Je ne vais pas reprendre tous les messages importants qu’il me paraît devoir être repris et portés par nous dans la société et sur la scène publique, mais il y a une chose dont nous avons assez souvent parlé avec Serge, notamment dans sa petite voiture qui le ramenait des très nombreux réunions et colloques où nous avions l’occasion de nous croiser, à savoir que la société française oppose un certain nombre d’obstacles structurels profonds à la dynamique du développement durable, même s’il y a des gens formidables qui font des choses formidables. Je n’ai pas le temps de développer, mais je crois qu’il va falloir poser les questions qui seront très difficiles à résoudre dans notre société et qui n’existent pas dans d’autres sociétés européennes qui ont leurs propres problèmes selon leur identité et leur histoire. Serge était très conscient de ces problèmes structurels et cela ne le rendait pas toujours gai.

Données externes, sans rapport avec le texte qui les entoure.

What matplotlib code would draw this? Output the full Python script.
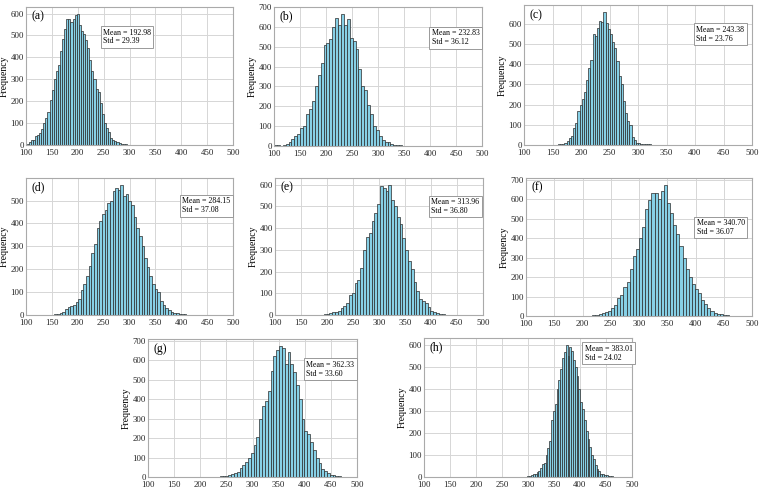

Je garde aussi en mémoire son amitié pour les francs tireurs, son goût du risque et sa confiance. Il se trouve que dans l’équipe de Maurice Strong et de Marc Nerfin qui préparaient la conférence de Stockholm, j’étais en charge du premier document sur les dimensions socioculturelles des politiques de l’environnement. Pendant qu’Ignacy Sachs, avec son équipe, travaillait sur « environnement et développement », une autre équipe dont je m’occupais travaillait sur cette dimension. Ce rapport soulevait quelques questions difficiles sur la dimension culturelle, notamment sur les minorités et la question de leur prise en compte. Nous avons vu les dictatures les plus dures de la planète à l’époque se lever ensemble pour que nous retirions des passages de ce rapport introductif, d’une part l’empire soviétique, d’autre part la dictature des généraux brésiliens. Serge Antoine, évidemment, est venu à la rescousse, a fait de la diplomatie. Nous pouvions compter sur son soutien, non seulement pour faire de beaux discours sur la diversité culturelle, mais aussi pour s’affronter aux problèmes réellement durs et difficiles.
Il a aussi – ce qui pour nous, associatifs et professionnels, représente un intérêt certain – fait preuve d’un engagement personnel. Il l’a fait en tant que professionnel, mais aussi en tant que citoyen, avec beaucoup de bonne humeur et un sens de toutes les difficultés du monde. Je me souviens avoir visité avec lui quelques banderoles comme celles qui se promenaient sur le pont de Galata en 1996 quand il y a eu la grande manifestation au moment de la conférence « Habitat II » sur les questions de droit au logement pour tous.
Je n’ai jamais pu vraiment l’interviewer sur cela, mais je crois que Serge Antoine avait une certaine sympathie pour un terme lancé lors d’une conférence internationale à Barcelone en 1991, autour de cette Méditerranée qui lui était chère, de « développement durable et désirable ». Par rapport à une vision culturelle, solidaire et chaleureuse, c’était sa conception du développement durable.